I stopped drinking and smoking for one particular reason. Want to know why?
As cliché as it sounds, I fell in love.
Yup. That’s it. End of story. Simple and straight to the point.
…Except it’s not that simple. Let me explain.
Eleven years ago, I met my wife and her sister. I wasn’t a heavy drinker or smoker, but it had become a habit—a crutch I leaned on to calm my nerves when I felt overwhelmed or stressed. A year into my relationship with my wife, I realized something important: my relationship with her was never going to be just about the two of us. It would always include the people she loved, especially her sister.
Loving my wife meant loving her sister too—and I did. It became part of my responsibility to protect and care for her, not just as my wife’s sister, but as someone who had become my sister too. At times, I even felt like a parental figure to her. She was growing up, watching me, learning from me.
That’s when it hit me: if she saw me drinking or smoking, and eventually picked up those habits herself, could I look her in the eyes and tell her I didn’t like it—knowing full well that she could turn around and say, “But you do it too”?

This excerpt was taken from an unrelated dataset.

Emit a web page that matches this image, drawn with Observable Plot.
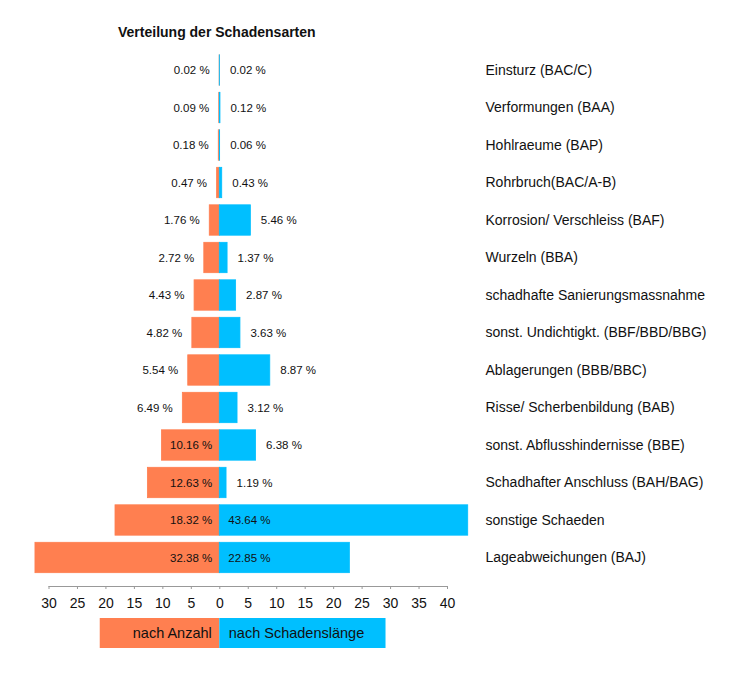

I couldn’t live with that. So I stopped.
It wasn’t hard because I was addicted. It was hard because I knew how much influence I had over her life. I love my wife and her sister so deeply that our lives have become intertwined in a way that’s hard to separate. Loving them meant becoming better—for them and for myself.
Sometimes we give ourselves excuses for why we can’t give something up. To those people, I’d say this: find something that gives you purpose. For me, it was them. I can live with disappointing myself—but disappointing them? That’s a weight I’m not willing to carry.